CONCORD — A man imprisoned for violating his probation on a drug conviction by carrying a sheathed hunting knife has had his sentence reduced.

Robert Lilly, 41, of Franklin, was sentenced to 2 ½ to 5 years for the probation violation even though he was criminally exonerated.

Public Defender Steve Mirkin asked for a sentence review hearing which was held in Merrimack County Superior Court on Oct. 21.

In a unanimous decision, dated Nov. 18, the review board reduced Lilly's sentence to 12 months in the Belknap County House of Corrections, and credited him with time served since March 24. He has since been released, a jail spokesman confirmed.

The board concluded that based on the nature of the allegations contained in the probation violation, a lessening of the sentence was warranted.

Under state law, defendants who contest the sentence imposed by the Superior Court have a right to request a sentence review and have 30 days in which to file the application.

The sentencing review board is comprised of a panel of three Superior Court judges appointed by the Chief Justice. The board has three options, letting the original sentence stand, decreasing the sentence or increasing it. It is rare for the board to change the original sanction imposed by the sentencing judge.

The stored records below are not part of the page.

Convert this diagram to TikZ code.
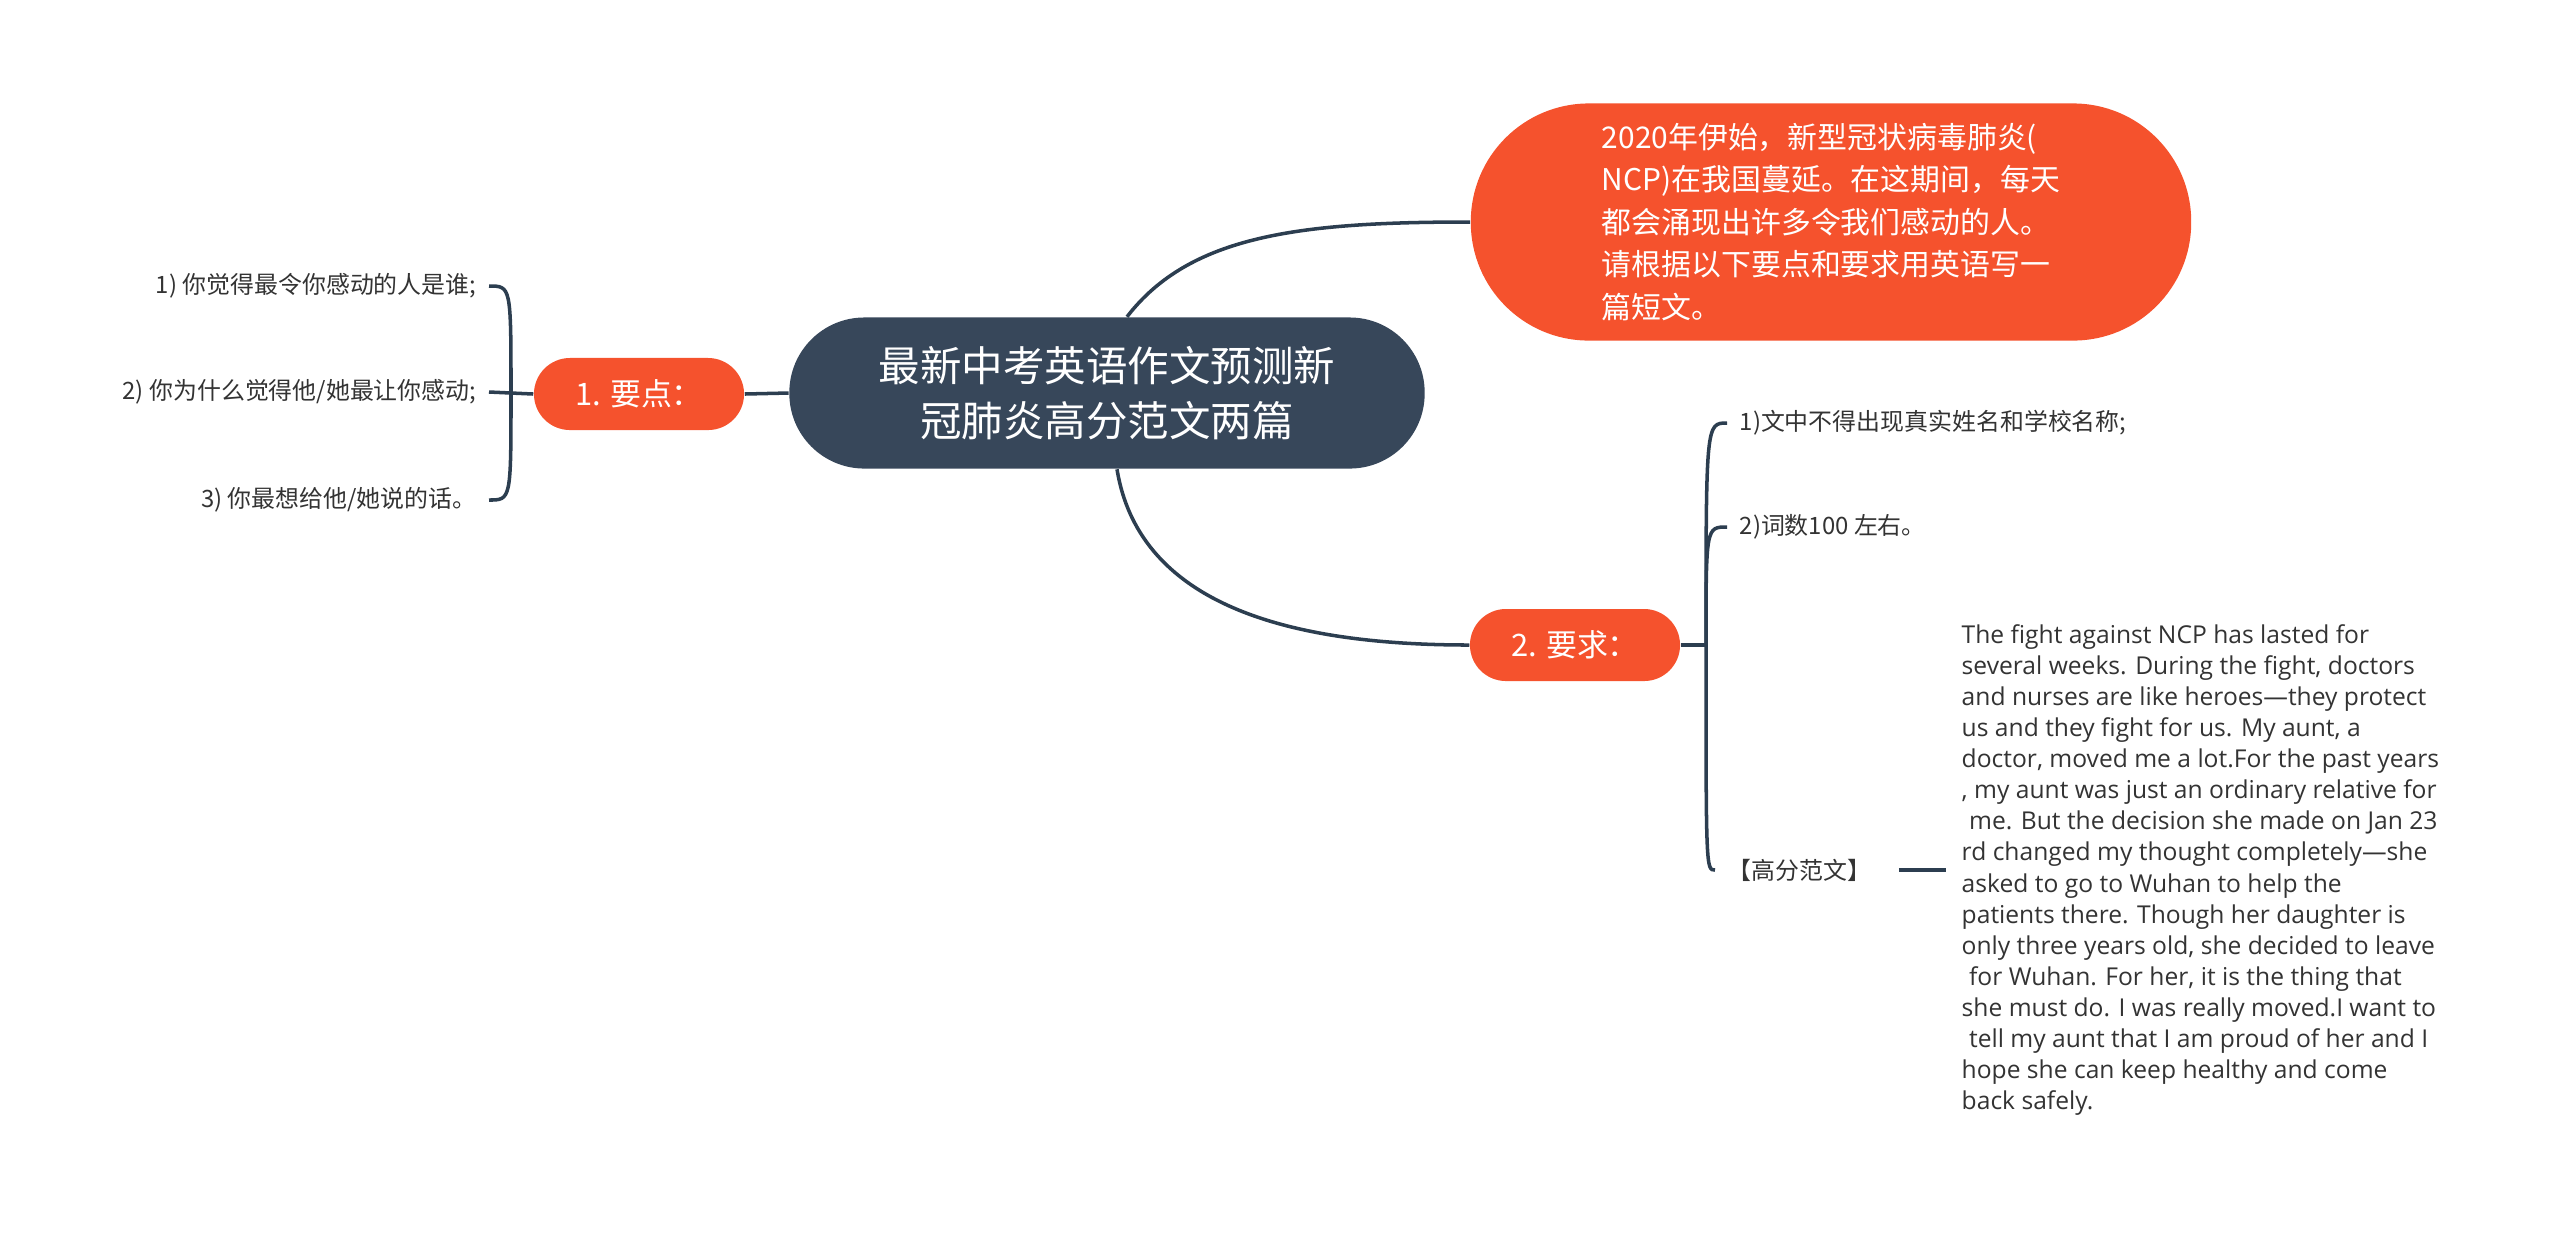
\documentclass[tikz,border=0pt]{standalone}
\usepackage{fontspec}
\setmainfont{Noto Sans CJK SC}
\newfontfamily\essayfont{Open Sans}
\usetikzlibrary{positioning}
\definecolor{rootblue}{HTML}{37475A}
\definecolor{hotorange}{HTML}{F5522D}
\definecolor{linknavy}{HTML}{2C3E50}
\definecolor{leafgray}{HTML}{333333}

\begin{document}
\begin{tikzpicture}[x=0.01cm, y=-0.01cm,
    root/.style={fill=rootblue, text=white, rounded corners=0.75cm, minimum width=6.35cm, minimum height=1.51cm, align=center, font=\fontsize{11.8}{15.8}\selectfont},
    topic/.style={fill=hotorange, text=white, rounded corners=0.36cm, minimum width=2.1cm, minimum height=0.72cm, font=\fontsize{8.8}{10}\selectfont},
    note/.style={fill=hotorange, text=white, rounded corners=1.18cm, minimum width=7.2cm, minimum height=2.37cm, align=left, font=\fontsize{8.5}{12.1}\selectfont},
    leaf/.style={text=leafgray, inner sep=0.12cm, font=\fontsize{6.8}{8}\selectfont},
    essay/.style={text=leafgray, inner sep=0.15cm, align=left, font=\essayfont\fontsize{7}{8.85}\selectfont},
    link/.style={draw=linknavy, line width=1pt},
]
\useasboundingbox (0,0) rectangle (2560,1235);

% Root and main topics
\node[root] (root) at (1107,393) {最新中考英语作文预测新\\冠肺炎高分范文两篇};
\node[note] (intro) at (1831,222) {2020年伊始，新型冠状病毒肺炎(\\NCP)在我国蔓延。在这期间，每天\\都会涌现出许多令我们感动的人。\\请根据以下要点和要求用英语写一\\篇短文。};
\node[topic] (points) at (639,394) {1. 要点：};
\node[topic] (needs) at (1575,645) {2. 要求：};

% Left leaves
\node[leaf, anchor=east] (p1) at (489,286) {1) 你觉得最令你感动的人是谁;};
\node[leaf, anchor=east] (p2) at (489,392) {2) 你为什么觉得他/她最让你感动;};
\node[leaf, anchor=east] (p3) at (489,500) {3) 你最想给他/她说的话。};
\coordinate (jl) at (511,393);

% Right leaves
\node[leaf, anchor=west] (r1) at (1727,423) {1)文中不得出现真实姓名和学校名称;};
\node[leaf, anchor=west] (r2) at (1727,527) {2)词数100 左右。};
\node[leaf, anchor=west] (r3) at (1715,870) {【高分范文】};
\coordinate (jr) at (1706,645);

% Essay
\node[essay, anchor=west] (essay) at (1946,870) {The fight against NCP has lasted for\\several weeks. During the fight, doctors\\and nurses are like heroes—they protect\\us and they fight for us. My aunt, a\\doctor, moved me a lot.For the past years\\, my aunt was just an ordinary relative for\\\hspace*{0.3em}me. But the decision she made on Jan 23\\rd changed my thought completely—she\\asked to go to Wuhan to help the\\patients there. Though her daughter is\\only three years old, she decided to leave\\\hspace*{0.3em}for Wuhan. For her, it is the thing that\\she must do. I was really moved.I want to\\\hspace*{0.3em}tell my aunt that I am proud of her and I\\hope she can keep healthy and come\\back safely.};

% Links
\draw[link] ([xshift=0.2cm]root.north) .. controls (1190,235) and (1300,222) .. (intro.west);
\draw[link] ([xshift=0.1cm]root.south) .. controls (1140,610) and (1300,645) .. (needs.west);
\draw[link] (root.west) -- (points.east);
\draw[link] (points.west) -- (jl);
\draw[link] (jl) .. controls (jl |- p1) .. (p1.east);
\draw[link] (jl) -- (p2.east);
\draw[link] (jl) .. controls (jl |- p3) .. (p3.east);
\draw[link] (needs.east) -- (jr);
\draw[link] (jr) .. controls (jr |- r1) .. (r1.west);
\draw[link] (jr) .. controls (jr |- r2) .. (r2.west);
\draw[link] (jr) .. controls (jr |- r3) .. (r3.west);
\draw[link, line width=1.3pt, shorten <=0.15cm] (r3.east) -- (essay.west);
\end{tikzpicture}
\end{document}
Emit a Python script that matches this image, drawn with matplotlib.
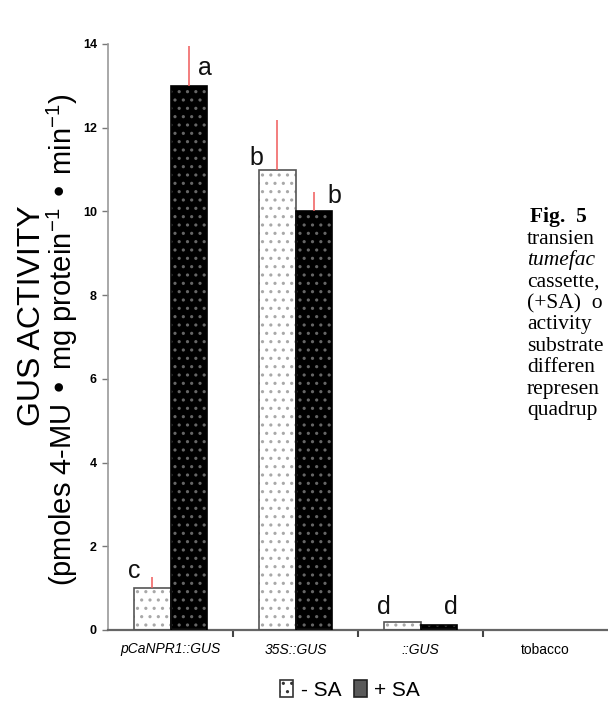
import numpy as np
import matplotlib
matplotlib.use("Agg")
import matplotlib.pyplot as plt
from matplotlib.patches import Patch

# values
constructs = ["pCaNPR1::GUS", "35S::GUS", "::GUS", "tobacco"]
minus_sa = [1.0, 11.0, 0.2, 0.0]
plus_sa = [13.0, 10.0, 0.12, 0.0]
minus_sa_err = [0.27, 1.18, 0.0, 0.0]
plus_sa_err = [0.95, 0.46, 0.0, 0.0]
minus_sa_letters = ["c", "b", "d", ""]
plus_sa_letters = ["a", "b", "d", ""]
yticks = [0, 2, 4, 6, 8, 10, 12, 14]

# caption text as far as it is visible at the right edge
caption_title = "Fig.  5"
caption_lines = ["transien", "tumefac", "cassette,", "(+SA)  o",
                 "activity", "substrate", "differen", "represen",
                 "quadrup"]

plt.rcParams["font.family"] = ["Liberation Sans", "DejaVu Sans"]
plt.rcParams["hatch.linewidth"] = 1.1

fig = plt.figure(figsize=(6.08, 7.15), dpi=100)
ax = fig.add_axes([108 / 608, 85 / 715, 500 / 608, 586 / 715])

x = np.arange(len(constructs))
w = 0.29
minus_sa = np.array(minus_sa)
plus_sa = np.array(plus_sa)
has_m = minus_sa > 0
has_p = plus_sa > 0

# -SA bars: white with grey dots
ax.bar(x[has_m] - w / 2, minus_sa[has_m], w, color="white", edgecolor="#a8a8a8",
       hatch="..", linewidth=0, zorder=2)
ax.bar(x[has_m] - w / 2, minus_sa[has_m], w, fill=False, edgecolor="#555555",
       linewidth=1.2, zorder=3)
# +SA bars: black with grey dots
ax.bar(x[has_p] + w / 2, plus_sa[has_p], w, color="black", edgecolor="#666666",
       hatch="..", linewidth=0, zorder=2)
ax.bar(x[has_p] + w / 2, plus_sa[has_p], w, fill=False, edgecolor="black",
       linewidth=1.2, zorder=3)

# upward-only error bars, red
for xs, vals, errs in [(x - w / 2, minus_sa, minus_sa_err),
                       (x + w / 2, plus_sa, plus_sa_err)]:
    for xi, v, e in zip(xs, vals, errs):
        if e > 0:
            ax.vlines(xi, v, v + e, color="#f05a5a", linewidth=1.1, zorder=4)

# significance letters
letter_pos = {
    (0, "-"): (-0.29, 1.24), (0, "+"): (0.276, 13.27),
    (1, "-"): (0.684, 11.11), (1, "+"): (1.308, 10.2),
    (2, "-"): (1.708, 0.38), (2, "+"): (2.244, 0.38),
}
for i in range(len(constructs)):
    for side, letters in [("-", minus_sa_letters), ("+", plus_sa_letters)]:
        if letters[i]:
            lx, ly = letter_pos[(i, side)]
            ax.text(lx, ly, letters[i], ha="center", va="baseline",
                    fontsize=18, color="#111111")

ax.set_xlim(-0.5, len(constructs) - 0.5)
ax.set_ylim(0, 14)
ax.set_yticks(yticks)
ax.set_yticklabels([str(t) for t in yticks], fontweight="bold", fontsize=9)
ax.tick_params(axis="y", direction="out", length=4, width=1, color="#777777",
               pad=4)

# category boundary ticks on x axis, labels in the middle
ax.set_xticks(x[:-1] + 0.5)
ax.set_xticklabels([])
ax.set_xticks(x, minor=True)
ax.set_xticklabels(constructs, minor=True, fontsize=10)
for lab in ax.get_xticklabels(minor=True):
    if lab.get_text() != "tobacco":
        lab.set_fontstyle("italic")
ax.tick_params(axis="x", which="major", direction="out", length=5, width=1.5,
               color="#444444")
ax.tick_params(axis="x", which="minor", length=0, pad=9)

for s in ["top", "right"]:
    ax.spines[s].set_visible(False)
ax.spines["left"].set_color("#999999")
ax.spines["left"].set_linewidth(1.2)
ax.spines["bottom"].set_color("#666666")
ax.spines["bottom"].set_linewidth(1.6)

# y label in two lines
fig.text(32 / 608, 1 - 316 / 715, "GUS ACTIVITY", rotation=90,
         ha="center", va="center", fontsize=23)
fig.text(62 / 608, 1 - 340 / 715,
         r"(pmoles 4-MU • mg protein$^{\mathregular{-1}}$ • min$^{\mathregular{-1}}$)",
         rotation=90, ha="center", va="center", fontsize=21)

# legend
handles = [Patch(facecolor="white", edgecolor="#333333", hatch="..",
                 linewidth=1.2, label="- SA"),
           Patch(facecolor="#5a5a5a", edgecolor="#222222",
                 linewidth=1.2, label="+ SA")]
fig.legend(handles=handles, loc="center", bbox_to_anchor=(350 / 608, 1 - 690 / 715),
           ncol=2, frameon=False, fontsize=15, handlelength=0.65,
           handleheight=0.85, handletextpad=0.35, columnspacing=0.6)

# figure caption on the right, cut off by the page edge in the reference
cap_x = 527 / 608
fig.text(530 / 608, 1 - 222 / 715, caption_title, fontsize=15.5,
         fontweight="bold", family=["Liberation Serif"], va="baseline")
for k, line in enumerate(caption_lines):
    style = "italic" if line.startswith("tumefac") else "normal"
    fig.text(cap_x, 1 - (243.5 + 21.5 * k) / 715, line, fontsize=15.5,
             family=["Liberation Serif"], fontstyle=style, va="baseline")

fig.savefig("out.png", dpi=100)
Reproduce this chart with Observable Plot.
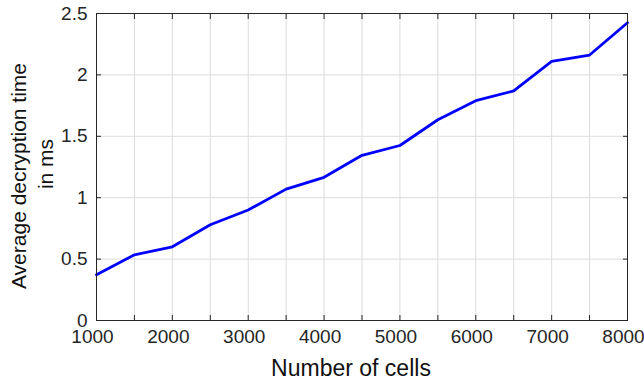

Superior Court Judges Marqueirte L. Wageling, Diane M. Nicolosi and John C. Kissinger Jr., made the decision after hearing arguments by Mirkin and Belknap County Attorney Melissa Guldbrandsen.

Lilly was arrested for openly carrying a fixed blade hunting/fishing knife on his belt in November of 2015 when he was spotted by a Gilford police officer who was called to Wal-Mart for an unrelated case. He was charged with being a felon in possession of a deadly weapon.
Because Lilly was convicted of two counts of drug possession in 2014, he was sentenced to 2 1/2 to 5 years in prison, which was suspended pending good behavior.

Following his arrest last winter, Lilly remained free on bail while the felony weapon possession charge was adjudicated. In March, he was found responsible for a probation violation and sent to the New Hampshire State Prison to serve his original sentence.

In June, the knife possession charge was dismissed by the court because the judge determined the prosecution failed to make its case.

State law defines a deadly weapon as any "firearm, knife or other substance or thing, which, in the manner it is used, intended to be used, or threatened to be used, is known to be capable of producing death or serious bodily injury."